**** Data for this exercise
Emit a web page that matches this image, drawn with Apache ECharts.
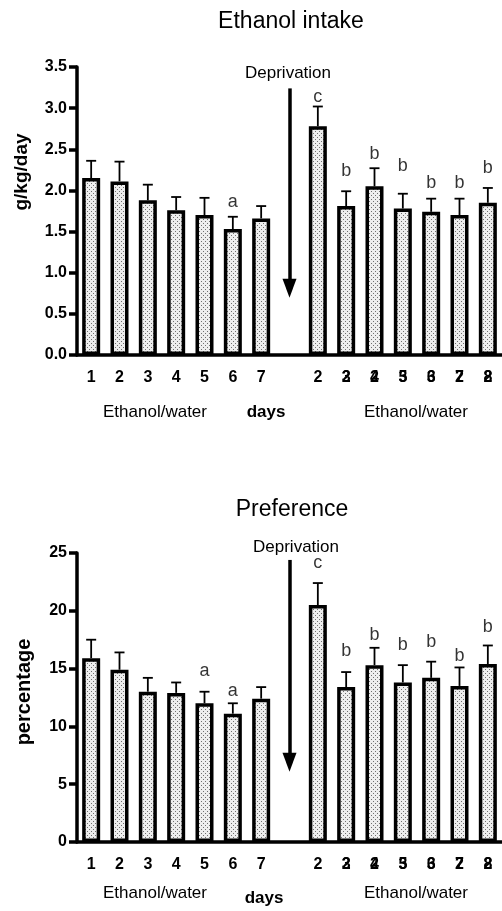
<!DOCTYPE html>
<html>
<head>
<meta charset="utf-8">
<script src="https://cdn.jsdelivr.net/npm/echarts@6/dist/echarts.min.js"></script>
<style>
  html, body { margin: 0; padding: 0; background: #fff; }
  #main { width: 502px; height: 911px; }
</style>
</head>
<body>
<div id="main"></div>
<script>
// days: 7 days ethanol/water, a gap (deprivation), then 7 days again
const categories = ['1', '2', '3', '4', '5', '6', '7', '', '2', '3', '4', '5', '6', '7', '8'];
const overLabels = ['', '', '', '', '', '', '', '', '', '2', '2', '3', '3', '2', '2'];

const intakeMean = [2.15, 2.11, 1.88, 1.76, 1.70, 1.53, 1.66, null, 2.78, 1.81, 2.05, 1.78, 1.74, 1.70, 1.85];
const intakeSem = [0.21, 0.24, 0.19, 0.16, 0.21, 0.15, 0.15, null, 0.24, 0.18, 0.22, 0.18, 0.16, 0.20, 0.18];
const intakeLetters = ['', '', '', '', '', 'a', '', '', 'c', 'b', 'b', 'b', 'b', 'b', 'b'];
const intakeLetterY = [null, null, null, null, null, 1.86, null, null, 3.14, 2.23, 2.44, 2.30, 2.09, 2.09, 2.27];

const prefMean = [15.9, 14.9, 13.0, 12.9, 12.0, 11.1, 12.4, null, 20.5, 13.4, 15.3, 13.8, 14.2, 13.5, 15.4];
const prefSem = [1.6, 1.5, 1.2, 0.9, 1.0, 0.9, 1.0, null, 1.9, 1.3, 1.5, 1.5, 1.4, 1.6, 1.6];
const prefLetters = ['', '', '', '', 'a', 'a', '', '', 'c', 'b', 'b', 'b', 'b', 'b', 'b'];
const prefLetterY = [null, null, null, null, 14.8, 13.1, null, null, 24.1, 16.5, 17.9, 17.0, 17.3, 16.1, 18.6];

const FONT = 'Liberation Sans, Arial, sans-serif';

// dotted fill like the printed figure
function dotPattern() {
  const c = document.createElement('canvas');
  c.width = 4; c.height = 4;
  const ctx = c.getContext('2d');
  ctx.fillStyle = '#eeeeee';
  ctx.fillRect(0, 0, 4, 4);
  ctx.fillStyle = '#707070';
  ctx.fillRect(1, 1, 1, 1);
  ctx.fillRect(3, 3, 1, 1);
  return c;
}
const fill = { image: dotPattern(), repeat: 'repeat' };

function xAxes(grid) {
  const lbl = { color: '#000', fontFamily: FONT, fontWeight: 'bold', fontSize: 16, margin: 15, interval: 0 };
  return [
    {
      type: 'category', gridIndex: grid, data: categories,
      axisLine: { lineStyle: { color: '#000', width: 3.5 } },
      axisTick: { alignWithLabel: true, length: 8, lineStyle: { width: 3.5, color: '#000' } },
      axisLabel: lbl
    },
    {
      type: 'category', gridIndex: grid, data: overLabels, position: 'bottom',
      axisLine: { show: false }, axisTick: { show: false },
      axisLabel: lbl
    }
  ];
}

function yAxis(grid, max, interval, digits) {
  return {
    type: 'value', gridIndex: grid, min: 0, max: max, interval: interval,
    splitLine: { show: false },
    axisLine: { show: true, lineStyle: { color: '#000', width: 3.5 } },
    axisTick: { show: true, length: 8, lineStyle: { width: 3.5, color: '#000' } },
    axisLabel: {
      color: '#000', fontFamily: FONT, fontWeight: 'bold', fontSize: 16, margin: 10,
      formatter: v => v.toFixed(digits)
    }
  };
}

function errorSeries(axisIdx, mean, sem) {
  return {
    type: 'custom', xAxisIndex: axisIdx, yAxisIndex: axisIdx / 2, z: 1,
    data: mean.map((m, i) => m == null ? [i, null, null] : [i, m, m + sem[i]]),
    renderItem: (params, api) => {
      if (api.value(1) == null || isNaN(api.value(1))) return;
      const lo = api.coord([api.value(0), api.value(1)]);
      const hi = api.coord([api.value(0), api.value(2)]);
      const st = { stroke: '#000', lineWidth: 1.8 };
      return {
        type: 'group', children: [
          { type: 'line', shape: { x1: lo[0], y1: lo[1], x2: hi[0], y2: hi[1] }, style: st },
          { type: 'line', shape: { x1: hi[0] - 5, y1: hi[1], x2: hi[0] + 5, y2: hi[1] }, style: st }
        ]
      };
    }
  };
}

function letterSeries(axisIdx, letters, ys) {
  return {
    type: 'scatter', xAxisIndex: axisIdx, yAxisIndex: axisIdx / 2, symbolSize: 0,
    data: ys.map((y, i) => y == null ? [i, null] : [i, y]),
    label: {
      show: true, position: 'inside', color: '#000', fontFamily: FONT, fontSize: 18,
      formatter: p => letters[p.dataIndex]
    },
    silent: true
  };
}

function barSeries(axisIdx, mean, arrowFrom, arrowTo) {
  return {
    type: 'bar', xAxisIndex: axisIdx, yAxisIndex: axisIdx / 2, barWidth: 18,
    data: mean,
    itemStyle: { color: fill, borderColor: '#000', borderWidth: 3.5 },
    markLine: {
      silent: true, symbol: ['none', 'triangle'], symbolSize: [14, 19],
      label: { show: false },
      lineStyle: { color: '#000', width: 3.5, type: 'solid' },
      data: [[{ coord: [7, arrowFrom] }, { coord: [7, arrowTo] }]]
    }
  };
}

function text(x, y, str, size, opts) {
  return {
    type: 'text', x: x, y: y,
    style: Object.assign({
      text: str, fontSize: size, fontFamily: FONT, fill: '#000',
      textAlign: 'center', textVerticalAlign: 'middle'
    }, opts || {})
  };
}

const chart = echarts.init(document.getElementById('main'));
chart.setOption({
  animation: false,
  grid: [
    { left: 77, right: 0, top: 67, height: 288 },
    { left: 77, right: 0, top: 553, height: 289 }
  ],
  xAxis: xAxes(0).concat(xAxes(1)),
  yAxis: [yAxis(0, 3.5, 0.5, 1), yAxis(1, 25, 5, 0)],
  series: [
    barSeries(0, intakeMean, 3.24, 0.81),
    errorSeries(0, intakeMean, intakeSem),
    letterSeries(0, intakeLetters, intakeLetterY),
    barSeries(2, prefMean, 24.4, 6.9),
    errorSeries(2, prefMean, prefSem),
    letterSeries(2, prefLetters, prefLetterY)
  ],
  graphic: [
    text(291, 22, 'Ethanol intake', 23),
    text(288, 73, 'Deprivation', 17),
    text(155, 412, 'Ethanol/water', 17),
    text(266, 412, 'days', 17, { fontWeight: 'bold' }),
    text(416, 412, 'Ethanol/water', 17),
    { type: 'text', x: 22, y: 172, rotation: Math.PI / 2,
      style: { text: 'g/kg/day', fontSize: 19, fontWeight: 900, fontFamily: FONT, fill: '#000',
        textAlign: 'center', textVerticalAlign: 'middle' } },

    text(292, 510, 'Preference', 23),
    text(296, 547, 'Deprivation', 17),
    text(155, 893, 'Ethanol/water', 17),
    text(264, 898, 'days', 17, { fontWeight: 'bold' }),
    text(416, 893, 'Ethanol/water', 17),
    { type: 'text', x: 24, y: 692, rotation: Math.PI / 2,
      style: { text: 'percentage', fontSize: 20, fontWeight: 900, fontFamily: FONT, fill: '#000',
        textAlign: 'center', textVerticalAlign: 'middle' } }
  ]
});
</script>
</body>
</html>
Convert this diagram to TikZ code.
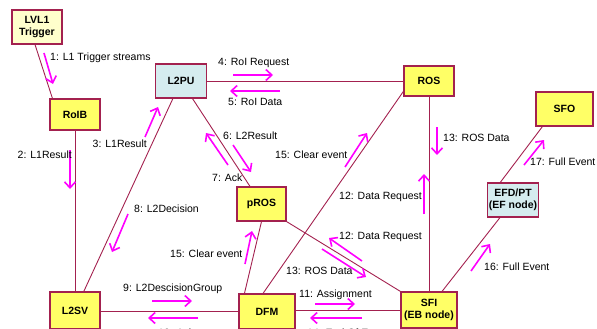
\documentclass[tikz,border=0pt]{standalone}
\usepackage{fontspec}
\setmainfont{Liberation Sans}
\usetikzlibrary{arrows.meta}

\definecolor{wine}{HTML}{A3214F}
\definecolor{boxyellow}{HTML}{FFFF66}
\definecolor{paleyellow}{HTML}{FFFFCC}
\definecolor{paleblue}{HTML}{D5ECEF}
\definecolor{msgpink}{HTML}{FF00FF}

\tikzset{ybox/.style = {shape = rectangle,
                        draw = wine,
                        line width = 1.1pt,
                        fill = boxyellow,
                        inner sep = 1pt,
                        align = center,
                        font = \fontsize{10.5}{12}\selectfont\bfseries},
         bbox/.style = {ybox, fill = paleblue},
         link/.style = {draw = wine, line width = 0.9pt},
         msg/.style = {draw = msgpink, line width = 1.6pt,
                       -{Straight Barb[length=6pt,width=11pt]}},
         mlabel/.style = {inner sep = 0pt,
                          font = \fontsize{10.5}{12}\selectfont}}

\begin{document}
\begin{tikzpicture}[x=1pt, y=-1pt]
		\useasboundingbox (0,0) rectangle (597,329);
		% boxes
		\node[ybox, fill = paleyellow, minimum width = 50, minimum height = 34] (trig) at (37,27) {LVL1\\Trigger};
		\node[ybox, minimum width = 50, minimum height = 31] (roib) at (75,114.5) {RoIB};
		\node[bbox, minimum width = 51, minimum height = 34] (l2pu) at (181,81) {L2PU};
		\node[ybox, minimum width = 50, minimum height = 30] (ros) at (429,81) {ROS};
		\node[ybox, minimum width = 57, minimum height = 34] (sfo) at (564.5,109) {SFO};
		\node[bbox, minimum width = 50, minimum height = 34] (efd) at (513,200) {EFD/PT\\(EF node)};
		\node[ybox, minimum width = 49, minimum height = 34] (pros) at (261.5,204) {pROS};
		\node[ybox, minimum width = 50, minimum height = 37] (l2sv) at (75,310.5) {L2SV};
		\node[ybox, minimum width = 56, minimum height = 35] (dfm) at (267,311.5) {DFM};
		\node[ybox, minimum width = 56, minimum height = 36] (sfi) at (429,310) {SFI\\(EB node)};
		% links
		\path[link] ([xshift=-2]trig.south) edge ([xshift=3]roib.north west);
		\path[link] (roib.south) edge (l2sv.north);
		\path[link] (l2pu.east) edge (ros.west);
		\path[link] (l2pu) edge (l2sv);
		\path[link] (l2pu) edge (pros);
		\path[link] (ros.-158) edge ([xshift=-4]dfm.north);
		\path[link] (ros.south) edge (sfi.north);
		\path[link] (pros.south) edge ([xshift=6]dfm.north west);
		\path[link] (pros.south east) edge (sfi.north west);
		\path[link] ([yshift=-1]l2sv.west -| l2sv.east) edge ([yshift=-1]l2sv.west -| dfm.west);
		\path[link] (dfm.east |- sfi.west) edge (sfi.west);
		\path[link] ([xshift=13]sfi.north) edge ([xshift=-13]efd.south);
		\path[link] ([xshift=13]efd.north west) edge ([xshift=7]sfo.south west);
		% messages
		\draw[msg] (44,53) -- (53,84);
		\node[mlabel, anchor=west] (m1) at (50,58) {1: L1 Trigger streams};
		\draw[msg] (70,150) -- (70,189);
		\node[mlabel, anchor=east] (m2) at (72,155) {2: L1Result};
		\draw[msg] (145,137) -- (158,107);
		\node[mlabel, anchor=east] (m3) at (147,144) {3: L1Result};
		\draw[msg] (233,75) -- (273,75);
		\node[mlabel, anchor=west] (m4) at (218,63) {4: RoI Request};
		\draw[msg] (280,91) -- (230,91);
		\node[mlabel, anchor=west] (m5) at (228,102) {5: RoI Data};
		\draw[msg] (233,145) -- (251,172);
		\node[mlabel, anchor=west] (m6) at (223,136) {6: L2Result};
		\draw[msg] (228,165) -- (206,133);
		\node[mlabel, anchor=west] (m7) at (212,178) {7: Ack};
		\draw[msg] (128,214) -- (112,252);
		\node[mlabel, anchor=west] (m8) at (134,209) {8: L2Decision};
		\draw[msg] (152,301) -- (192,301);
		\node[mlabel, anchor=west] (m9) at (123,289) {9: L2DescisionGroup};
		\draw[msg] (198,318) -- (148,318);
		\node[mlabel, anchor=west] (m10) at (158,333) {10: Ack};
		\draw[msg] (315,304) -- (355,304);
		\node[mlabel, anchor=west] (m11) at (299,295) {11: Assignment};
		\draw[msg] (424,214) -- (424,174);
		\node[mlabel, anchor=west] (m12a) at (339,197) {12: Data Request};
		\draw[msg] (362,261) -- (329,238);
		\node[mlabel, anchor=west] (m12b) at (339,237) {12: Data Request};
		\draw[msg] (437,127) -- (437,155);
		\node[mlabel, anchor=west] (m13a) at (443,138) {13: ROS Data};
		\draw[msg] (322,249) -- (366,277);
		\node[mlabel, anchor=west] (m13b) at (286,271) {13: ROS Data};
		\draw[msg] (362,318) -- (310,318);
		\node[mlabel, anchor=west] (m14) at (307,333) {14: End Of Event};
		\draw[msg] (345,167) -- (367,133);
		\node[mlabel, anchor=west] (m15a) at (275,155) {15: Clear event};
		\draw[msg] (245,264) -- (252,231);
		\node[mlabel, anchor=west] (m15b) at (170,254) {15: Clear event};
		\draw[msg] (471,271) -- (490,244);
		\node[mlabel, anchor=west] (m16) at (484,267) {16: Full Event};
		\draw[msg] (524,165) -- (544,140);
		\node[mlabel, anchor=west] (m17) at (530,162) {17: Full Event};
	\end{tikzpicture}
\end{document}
********
Copy, word for word, the entries above from the first line to the line that holds "2.09, 2.09, 2.27];". Drop the pictures.

Response to the task =
Emit a web page that matches this image, drawn with Apache ECharts.
<!DOCTYPE html>
<html>
<head>
<meta charset="utf-8">
<script src="https://cdn.jsdelivr.net/npm/echarts@6/dist/echarts.min.js"></script>
<style>
  html, body { margin: 0; padding: 0; background: #fff; }
  #main { width: 502px; height: 911px; }
</style>
</head>
<body>
<div id="main"></div>
<script>
// days: 7 days ethanol/water, a gap (deprivation), then 7 days again
const categories = ['1', '2', '3', '4', '5', '6', '7', '', '2', '3', '4', '5', '6', '7', '8'];
const overLabels = ['', '', '', '', '', '', '', '', '', '2', '2', '3', '3', '2', '2'];

const intakeMean = [2.15, 2.11, 1.88, 1.76, 1.70, 1.53, 1.66, null, 2.78, 1.81, 2.05, 1.78, 1.74, 1.70, 1.85];
const intakeSem = [0.21, 0.24, 0.19, 0.16, 0.21, 0.15, 0.15, null, 0.24, 0.18, 0.22, 0.18, 0.16, 0.20, 0.18];
const intakeLetters = ['', '', '', '', '', 'a', '', '', 'c', 'b', 'b', 'b', 'b', 'b', 'b'];
const intakeLetterY = [null, null, null, null, null, 1.86, null, null, 3.14, 2.23, 2.44, 2.30, 2.09, 2.09, 2.27];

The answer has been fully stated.